We’ve invested a lot of time and thought into the ways that we can reduce risks to the system, and avoid disrupting the thousands of applications that rely on us. However, mistakes and accidents do occasionally happen. If you don’t have a process for doing post-mortems after incidents, you probably should invest time in building one.

While you can prepare for as many eventualities as you can think of, an effective operations team also needs to retrospect on things that went wrong, and work out how to prevent them happening again.

What happens when a bad thing occurs?

Downtime affects our customers pretty badly in Pusher – we have to keep disruption to a minimum. A critical incident generally looks like this:

  • An alert is triggered
  • Someone looks at the issue
  • If necessary, other people are roped in
  • We chat in IRC while we investigate and fix
  • An ”incident commander” keeps our status page up to date and chats to users
  • We fix the issue and go to bed

However, this is just the start of the process for us. Any disruption is so unacceptable that we need to work out why it happened and prevent it from happening in future.
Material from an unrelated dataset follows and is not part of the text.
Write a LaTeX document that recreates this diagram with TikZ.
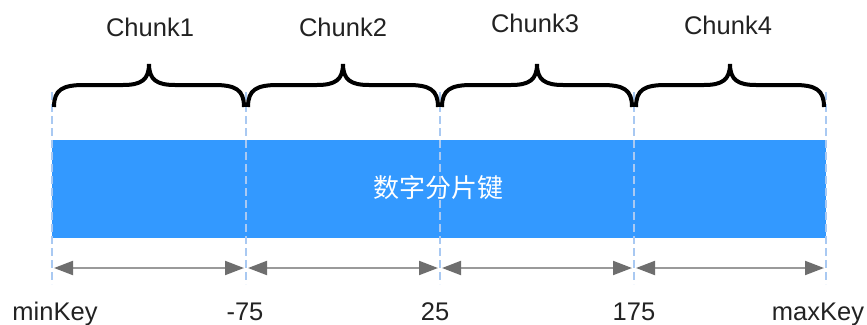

Being systematic about your post-mortems

Learning from mistakes is something that’s often quite difficult to do. Without a framework to help you do it consistently, it can be haphazard and important details can be overlooked or forgotten.

After trying other options, (such as adding pages to our wiki), we opted to write a small application that would help us maintain consistency of reports.

icarus.io Post mortem app

As I mentioned in another article, we see process as a necessary evil that lets us focus the majority of our time on important things. Part of this involves making computers do as much of our work as possible. Any app that can make a process more consistent and bearable is a great asset.

What makes a good post-mortem

While we’re still perfecting our technique for post-mortems, we bear the following goals in mind:

  • Educate other technical team members as to why an incident occurred
  • Highlight the impact (if any) to our customers (for stakeholders and support)
  • Commit to some changes that will reduce the likelihood of the same thing happening again

After an incident, the primary person who dealt with it (usually the person who was on call) writes up the post-mortem. At the next weekly meeting, we go through recent post-mortems as a team and create actions for them. We go through this if the incident is large (involved an outage) or small (could have become dangerous).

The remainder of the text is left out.